WHAT YOU SHOULD DO:
Among the records that follow, count the lines with the string "matplotlib"; report only that count.

Some records

— begin —

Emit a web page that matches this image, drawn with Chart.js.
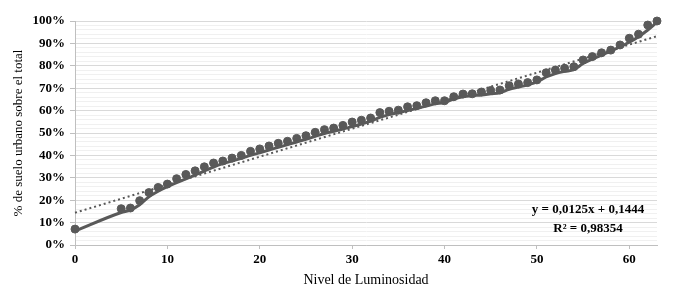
<!DOCTYPE html>
<html>
<head>
<meta charset="utf-8">
<script src="https://cdn.jsdelivr.net/npm/chart.js@4.4.1/dist/chart.umd.min.js"></script>
<style>
  html, body { margin: 0; padding: 0; background: #fff; }
  #wrap { width: 679px; height: 297px; }
</style>
</head>
<body>
<div id="wrap"><canvas id="chart"></canvas></div>
<script>
// nivel de luminosidad (x) y % acumulado de suelo urbano
const levels = [0, 5, 6, 7, 8, 9, 10, 11, 12, 13, 14, 15, 16, 17, 18, 19, 20, 21, 22, 23,
  24, 25, 26, 27, 28, 29, 30, 31, 32, 33, 34, 35, 36, 37, 38, 39, 40, 41, 42, 43,
  44, 45, 46, 47, 48, 49, 50, 51, 52, 53, 54, 55, 56, 57, 58, 59, 60, 61, 62, 63];
const shares = [7.1, 16.2, 16.5, 19.8, 23.4, 25.7, 27.2, 29.6, 31.5, 33.1, 34.9, 36.6, 37.5, 38.8, 40.0, 41.8, 42.9, 44.2, 45.4, 46.3,
  47.6, 48.8, 50.3, 51.5, 52.2, 53.4, 54.9, 55.7, 56.7, 59.1, 59.7, 60.2, 61.7, 62.2, 63.5, 64.4, 64.4, 66.2, 67.4, 67.5,
  68.3, 69.0, 69.2, 71.1, 71.9, 72.5, 73.7, 76.9, 78.1, 78.9, 79.6, 82.6, 84.1, 85.8, 87.0, 89.3, 92.3, 94.1, 98.2, 100];
const smoothed = [6.2, 14.5, 15.6, 18.0, 21.5, 24.0, 26.0, 27.8, 29.5, 31.2, 33.0, 34.8, 36.3, 37.5, 38.7, 40.0, 41.2, 42.4, 43.6, 44.8,
  46.0, 47.2, 48.5, 49.8, 50.8, 51.8, 52.9, 54.0, 55.3, 57.0, 58.2, 59.1, 60.0, 61.0, 62.0, 63.0, 63.6, 65.2, 66.2, 66.7,
  67.0, 67.5, 68.0, 69.5, 70.5, 71.5, 72.8, 75.0, 76.5, 77.5, 78.3, 81.0, 83.0, 84.8, 86.5, 88.5, 90.5, 93.0, 96.0, 99.5];
const trendX = [0, 63];
const trendY = [14.4, 93.2];
const equation = ["y = 0,0125x + 0,1444", "R² = 0,98354"];

const serif = "'Liberation Serif', 'DejaVu Serif', serif";
const grey = "#595959";

const eqLabel = {
  id: "eqLabel",
  afterDatasetsDraw(chart) {
    const { ctx, chartArea } = chart;
    ctx.save();
    ctx.font = "bold 13px " + serif;
    ctx.fillStyle = "#000";
    ctx.textAlign = "center";
    ctx.textBaseline = "middle";
    ctx.fillText(equation[0], chartArea.right - 69, chartArea.bottom - 35);
    ctx.fillText(equation[1], chartArea.right - 69, chartArea.bottom - 16);
    ctx.restore();
  }
};

new Chart(document.getElementById("chart"), {
  type: "scatter",
  data: {
    datasets: [
      {
        type: "line",
        data: levels.map((x, i) => ({ x, y: smoothed[i] })),
        borderColor: grey,
        borderWidth: 3,
        pointRadius: 0,
        cubicInterpolationMode: "monotone",
        clip: false,
      },
      {
        data: levels.map((x, i) => ({ x, y: shares[i] })),
        backgroundColor: grey,
        borderColor: grey,
        pointRadius: 4,
        clip: false,
      },
      {
        type: "line",
        data: trendX.map((x, i) => ({ x, y: trendY[i] })),
        borderColor: grey,
        borderWidth: 2,
        borderDash: [2, 3],
        pointRadius: 0,
        clip: false,
      },
    ],
  },
  options: {
    responsive: true,
    maintainAspectRatio: false,
    animation: false,
    layout: { padding: { top: 21, right: 22, left: 7, bottom: 4 } },
    plugins: { legend: { display: false }, tooltip: { enabled: false } },
    scales: {
      x: {
        type: "linear",
        min: 0,
        max: 63,
        afterFit: s => { s.height = 48; },
        ticks: {
          stepSize: 10,
          includeBounds: false,
          autoSkip: false,
          maxRotation: 0,
          padding: 3,
          color: "#000",
          font: { family: serif, size: 13, weight: "bold" },
        },
        grid: { drawOnChartArea: false, tickLength: 4, color: "#bfbfbf" },
        border: { color: "#bfbfbf" },
        title: {
          display: true,
          text: "Nivel de Luminosidad",
          color: "#000",
          font: { family: serif, size: 14 },
          padding: { top: 9 },
        },
      },
      y: {
        min: 0,
        max: 100,
        afterFit: s => { s.width = 68; },
        ticks: {
          stepSize: 2,
          maxTicksLimit: 60,
          autoSkip: false,
          padding: 5,
          color: "#000",
          font: { family: serif, size: 13, weight: "bold" },
          callback: v => (v % 10 === 0 ? v + "%" : ""),
        },
        grid: {
          tickLength: 5,
          color: c => (c.tick && c.tick.value % 10 === 0 ? "#d9d9d9" : "#f0f0f0"),
          tickColor: c => (c.tick && c.tick.value % 10 === 0 ? "#bfbfbf" : "rgba(0,0,0,0)"),
        },
        border: { color: "#bfbfbf" },
        title: {
          display: true,
          text: "% de suelo urbano sobre el total",
          color: "#000",
          font: { family: serif, size: 13 },
          padding: { bottom: 4 },
        },
      },
    },
  },
  plugins: [eqLabel],
});
</script>
</body>
</html>
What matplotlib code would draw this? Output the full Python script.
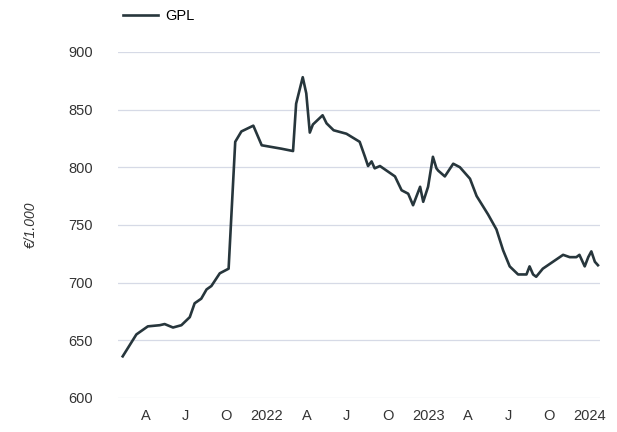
import matplotlib
matplotlib.use("Agg")
import matplotlib.pyplot as plt
import pandas as pd

plt.rcParams["font.family"] = ["Liberation Sans", "DejaVu Sans"]

dates = [
    "2021-02-08", "2021-03-11", "2021-04-06", "2021-05-03", "2021-05-14", "2021-06-02",
    "2021-06-21", "2021-07-10", "2021-07-21", "2021-08-05", "2021-08-17", "2021-08-28",
    "2021-09-16", "2021-10-01", "2021-10-06", "2021-10-21", "2021-11-04", "2021-12-01",
    "2021-12-20", "2022-01-04", "2022-02-03", "2022-03-01", "2022-03-08", "2022-03-23",
    "2022-03-31", "2022-04-08", "2022-04-15", "2022-05-07", "2022-05-16", "2022-06-01",
    "2022-06-30", "2022-07-30", "2022-08-11", "2022-08-18", "2022-08-26", "2022-09-02",
    "2022-09-14", "2022-10-18", "2022-11-02", "2022-11-17", "2022-11-28", "2022-12-14",
    "2022-12-21", "2023-01-01", "2023-01-12", "2023-01-20", "2023-01-24", "2023-02-08",
    "2023-02-27", "2023-03-14", "2023-04-06", "2023-04-21", "2023-05-17", "2023-06-05",
    "2023-06-20", "2023-07-05", "2023-07-24", "2023-08-12", "2023-08-19", "2023-08-27",
    "2023-09-03", "2023-09-18", "2023-10-11", "2023-11-03", "2023-11-18", "2023-12-03",
    "2023-12-10", "2023-12-22", "2023-12-30", "2024-01-06", "2024-01-14", "2024-01-21",
]
gpl = [
    636, 655, 662, 663, 664, 661,
    663, 670, 682, 686, 694, 697,
    708, 711, 712, 822, 831, 836,
    819, 818, 816, 814, 855, 878,
    864, 830, 837, 845, 838, 832,
    829, 822, 809, 801, 805, 799,
    801, 792, 780, 777, 767, 783,
    770, 783, 809, 799, 797, 792,
    803, 800, 790, 775, 759, 746,
    728, 714, 707, 707, 714, 707,
    705, 712, 718, 724, 722, 722,
    724, 714, 722, 727, 718, 715,
]

ytick_vals = [600, 650, 700, 750, 800, 850, 900]

x = pd.to_datetime(dates)

fig = plt.figure(figsize=(6.17, 4.32), dpi=100)
ax = fig.add_axes([0.191, 0.079, 0.781, 0.801])

ax.plot(x, gpl, color="#27363c", linewidth=1.9, label="GPL")

ax.set_ylim(600, 900)
ax.set_yticks(ytick_vals)
ax.set_xlim(pd.Timestamp("2021-01-28"), pd.Timestamp("2024-01-25"))

# quarter ticks: A J O and the year
ticks = pd.date_range("2021-04-01", "2024-01-01", freq="QS")
labels = [str(t.year) if t.month == 1 else {4: "A", 7: "J", 10: "O"}[t.month] for t in ticks]
ax.set_xticks(ticks)
ax.set_xticklabels(labels)

ax.set_xticks(pd.to_datetime(["2022-01-01", "2023-01-01", "2024-01-01"]), minor=True)
ax.grid(True, which="minor", axis="x", color="#d6dae6", linewidth=0.9)
ax.grid(True, which="major", axis="y", color="#d6dae6", linewidth=0.9)
ax.tick_params(axis="both", which="both", length=0, labelsize=10.5, colors="#333333")
ax.tick_params(axis="y", pad=18)
ax.tick_params(axis="x", pad=8)
for s in ax.spines.values():
    s.set_visible(False)

ax.set_ylabel("€/1.000", style="italic", fontsize=10, color="#333333", labelpad=22)

fig.legend(loc="upper left", bbox_to_anchor=(0.178, 1.01), frameon=False,
           fontsize=10.5, handlelength=2.4, handletextpad=0.5)

fig.savefig("out.png", dpi=100)
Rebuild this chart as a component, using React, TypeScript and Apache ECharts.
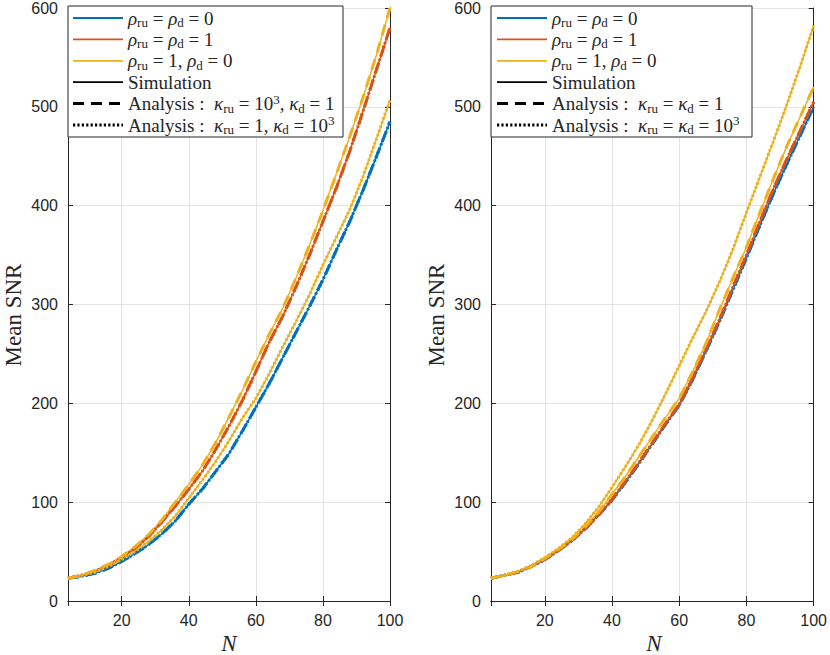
import { useEffect, useRef } from 'react';
import * as echarts from 'echarts';

// ---- data ----
const N = [4, 8, 12, 16, 20, 24, 28, 32, 36, 40, 44, 48, 52, 56, 60, 64, 68, 72, 76, 80, 84, 88, 92, 96, 100];

// left panel
const leftBlue = [23, 25, 28, 33, 40, 48, 57, 68, 81, 98, 113, 131, 149, 172, 196, 220, 246, 272, 298, 325, 355, 384, 416, 450, 485];
const leftRed = [23, 26, 30, 36, 44, 53, 65, 80, 96, 113, 131, 153, 177, 203, 232, 262, 288, 318, 350, 384, 418, 455, 496, 538, 580];
const leftYellowA = [23, 26, 31, 37, 45, 55, 67, 82, 100, 118, 137, 160, 186, 213, 242, 270, 296, 327, 360, 395, 432, 470, 510, 553, 600];
const leftYellowB = [23, 26, 29, 35, 42, 50, 60, 72, 86, 104, 122, 141, 162, 185, 205, 230, 257, 283, 310, 340, 368, 396, 430, 468, 507];

// right panel
const rightBlue = [23, 26, 29, 35, 42, 51, 61, 73, 87, 102, 120, 139, 159, 179, 198, 224, 253, 283, 315, 347, 380, 412, 442, 471, 500];
const rightRed = [23, 26, 29, 35, 42, 51, 61, 73, 87, 103, 121, 140, 160, 180, 199, 226, 255, 285, 318, 350, 384, 417, 447, 476, 505];
const rightYellowA = [23, 26, 30, 35, 43, 52, 62, 75, 90, 108, 126, 146, 166, 186, 205, 232, 261, 295, 327, 358, 393, 427, 460, 490, 520];
const rightYellowB = [23, 26, 30, 36, 44, 53, 64, 78, 95, 115, 136, 158, 183, 210, 238, 266, 293, 323, 356, 393, 429, 465, 502, 541, 582];

const xTicks = [20, 40, 60, 80, 100];
const yTicks = [0, 100, 200, 300, 400, 500, 600];

const BLUE = '#0072BD';
const RED = '#D95319';
const YELLOW = '#EDB120';
const INK = '#262626';
const GRIDC = '#e3e3e3';
const SANS = "'Liberation Sans', Arial, sans-serif";
const SERIF = "'Liberation Serif', 'Times New Roman', serif";

const pairs = (ys: number[]) => N.map((n, i) => [n, ys[i]]);

const DASH = [11, 7];
const DOT = [2.2, 2.2];

function line(name: string, ys: number[], color: string, kind: 'solid' | 'dashed' | 'dotted', gi: number) {
  return {
    type: 'line',
    name,
    xAxisIndex: gi * 2,
    yAxisIndex: gi * 2,
    data: pairs(ys),
    showSymbol: false,
    symbol: 'none',
    silent: true,
    lineStyle: {
      color,
      width: kind === 'solid' ? 1.5 : 3,
      type: kind === 'solid' ? 'solid' : kind === 'dashed' ? DASH : DOT,
      cap: 'butt',
    },
    z: kind === 'solid' ? 2 : 3,
  };
}

const rich = {
  m: { fontFamily: SERIF, fontStyle: 'italic', fontSize: 19, lineHeight: 22, color: INK },
  r: { fontFamily: SERIF, fontSize: 19, lineHeight: 22, color: INK },
  s: { fontFamily: SERIF, fontSize: 13, lineHeight: 12, verticalAlign: 'bottom', color: INK },
  p: { fontFamily: SERIF, fontSize: 13, lineHeight: 12, verticalAlign: 'top', color: INK },
};

const leftLegend = [
  { color: BLUE, dash: null, text: '{m|ρ}{s|ru}{r| = }{m|ρ}{s|d}{r| = 0}' },
  { color: RED, dash: null, text: '{m|ρ}{s|ru}{r| = }{m|ρ}{s|d}{r| = 1}' },
  { color: YELLOW, dash: null, text: '{m|ρ}{s|ru}{r| = 1, }{m|ρ}{s|d}{r| = 0}' },
  { color: '#000', dash: null, text: '{r|Simulation}' },
  { color: '#000', dash: DASH, text: '{r|Analysis : }{m| κ}{s|ru}{r| = 10}{p|3}{r|, }{m|κ}{s|d}{r| = 1}' },
  { color: '#000', dash: DOT, text: '{r|Analysis : }{m| κ}{s|ru}{r| = 1, }{m|κ}{s|d}{r| = 10}{p|3}' },
];
const rightLegend = [
  leftLegend[0],
  leftLegend[1],
  leftLegend[2],
  leftLegend[3],
  { color: '#000', dash: DASH, text: '{r|Analysis : }{m| κ}{s|ru}{r| = }{m|κ}{s|d}{r| = 1}' },
  { color: '#000', dash: DOT, text: '{r|Analysis : }{m| κ}{s|ru}{r| = }{m|κ}{s|d}{r| = 10}{p|3}' },
];

function legendGraphics(x0: number, boxW: number, lineX0: number, lineX1: number, textX: number, entries: any[]) {
  const els: any[] = [
    { type: 'rect', shape: { x: x0, y: 6, width: boxW, height: 131 }, style: { fill: '#fff', stroke: INK, lineWidth: 1 }, z: 100 },
  ];
  entries.forEach((e, i) => {
    const y = 18 + i * 21.4;
    els.push({
      type: 'line',
      shape: { x1: lineX0, y1: y, x2: lineX1, y2: y },
      style: { stroke: e.color, lineWidth: e.dash ? 3 : 1.8, lineDash: e.dash || undefined },
      z: 101,
    });
    els.push({
      type: 'text',
      x: textX,
      y,
      style: { text: e.text, rich, verticalAlign: 'middle', align: 'left', fill: INK, fontFamily: SERIF, fontSize: 19 },
      z: 101,
    });
  });
  return els;
}

function axesFor(gi: number) {
  const xBottom = {
    type: 'value', gridIndex: gi, min: 4, max: 100, splitNumber: 5, position: 'bottom',
    axisLine: { show: true, lineStyle: { color: INK, width: 1 } },
    axisTick: { show: true, inside: true, length: 5, lineStyle: { color: INK } },
    axisLabel: {
      color: INK, fontSize: 16, fontFamily: SANS, margin: 11,
      formatter: (v: number) => (xTicks.includes(v) ? String(v) : ''),
    },
    splitLine: { show: true, lineStyle: { color: GRIDC, width: 1 } },
  };
  const xTop = {
    type: 'value', gridIndex: gi, min: 4, max: 100, splitNumber: 5, position: 'top',
    axisLine: { show: true, lineStyle: { color: INK, width: 1 } },
    axisTick: { show: true, inside: true, length: 5, lineStyle: { color: INK } },
    axisLabel: { show: false },
    splitLine: { show: false },
  };
  const yLeft = {
    type: 'value', gridIndex: gi, min: 0, max: 600, interval: 100, position: 'left',
    axisLine: { show: true, lineStyle: { color: INK, width: 1 } },
    axisTick: { show: true, inside: true, length: 5, lineStyle: { color: INK } },
    axisLabel: {
      color: INK, fontSize: 16, fontFamily: SANS, margin: 10,
      formatter: (v: number) => (yTicks.includes(v) ? String(v) : ''),
    },
    splitLine: { show: true, lineStyle: { color: GRIDC, width: 1 } },
  };
  const yRight = {
    type: 'value', gridIndex: gi, min: 0, max: 600, interval: 100, position: 'right',
    axisLine: { show: true, lineStyle: { color: INK, width: 1 } },
    axisTick: { show: true, inside: true, length: 5, lineStyle: { color: INK } },
    axisLabel: { show: false },
    splitLine: { show: false },
  };
  return { x: [xBottom, xTop], y: [yLeft, yRight] };
}

export default function App() {
  const ref = useRef<HTMLDivElement>(null);
  useEffect(() => {
    if (!ref.current) return;
    const chart = echarts.init(ref.current, null, { renderer: 'svg' });
    const a0 = axesFor(0);
    const a1 = axesFor(1);
    const series: any[] = [
      // left panel: simulations
      line('Sim ρ=0', leftBlue, BLUE, 'solid', 0),
      line('Sim ρ=1', leftRed, RED, 'solid', 0),
      line('Sim mixed A', leftYellowA, YELLOW, 'solid', 0),
      line('Sim mixed B', leftYellowB, YELLOW, 'solid', 0),
      // left panel: analysis
      line('Ana1 ρ=0', leftBlue, BLUE, 'dashed', 0),
      line('Ana2 ρ=0', leftBlue, BLUE, 'dotted', 0),
      line('Ana2 ρ=1', leftRed, RED, 'dotted', 0),
      line('Ana1 ρ=1', leftRed, RED, 'dashed', 0),
      line('Ana1 mixed', leftYellowA, YELLOW, 'dashed', 0),
      line('Ana2 mixed', leftYellowB, YELLOW, 'dotted', 0),
      // right panel: simulations
      line('Sim ρ=0 R', rightBlue, BLUE, 'solid', 1),
      line('Sim ρ=1 R', rightRed, RED, 'solid', 1),
      line('Sim mixed A R', rightYellowA, YELLOW, 'solid', 1),
      line('Sim mixed B R', rightYellowB, YELLOW, 'solid', 1),
      // right panel: analysis
      line('Ana1 ρ=0 R', rightBlue, BLUE, 'dashed', 1),
      line('Ana2 ρ=0 R', rightBlue, BLUE, 'dotted', 1),
      line('Ana2 ρ=1 R', rightRed, RED, 'dotted', 1),
      line('Ana1 ρ=1 R', rightRed, RED, 'dashed', 1),
      line('Ana1 mixed R', rightYellowA, YELLOW, 'dashed', 1),
      line('Ana2 mixed R', rightYellowB, YELLOW, 'dotted', 1),
    ];
    chart.setOption({
      animation: false,
      backgroundColor: '#fff',
      grid: [
        { left: 68, top: 6, width: 322, height: 595 },
        { left: 491, top: 6, width: 326, height: 595 },
      ],
      xAxis: [...a0.x, ...a1.x],
      yAxis: [...a0.y, ...a1.y],
      series,
      graphic: [
        ...legendGraphics(68, 275, 73, 123, 128, leftLegend),
        ...legendGraphics(491, 261, 497, 547, 552, rightLegend),
        { type: 'text', x: 13, y: 315, rotation: Math.PI / 2, style: { text: 'Mean SNR', fontFamily: SERIF, fontSize: 23, fill: INK, align: 'center', verticalAlign: 'middle' }, z: 50 },
        { type: 'text', x: 436, y: 315, rotation: Math.PI / 2, style: { text: 'Mean SNR', fontFamily: SERIF, fontSize: 23, fill: INK, align: 'center', verticalAlign: 'middle' }, z: 50 },
        { type: 'text', x: 229, y: 643, style: { text: 'N', fontFamily: SERIF, fontStyle: 'italic', fontSize: 23, fill: INK, align: 'center', verticalAlign: 'middle' }, z: 50 },
        { type: 'text', x: 654, y: 643, style: { text: 'N', fontFamily: SERIF, fontStyle: 'italic', fontSize: 23, fill: INK, align: 'center', verticalAlign: 'middle' }, z: 50 },
      ],
    });
    return () => chart.dispose();
  }, []);
  return <div ref={ref} style={{ position: 'fixed', left: 0, top: 0, width: 830, height: 655, background: '#fff' }} />;
}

— end —

SOLUTION TO THE PROBLEM:
4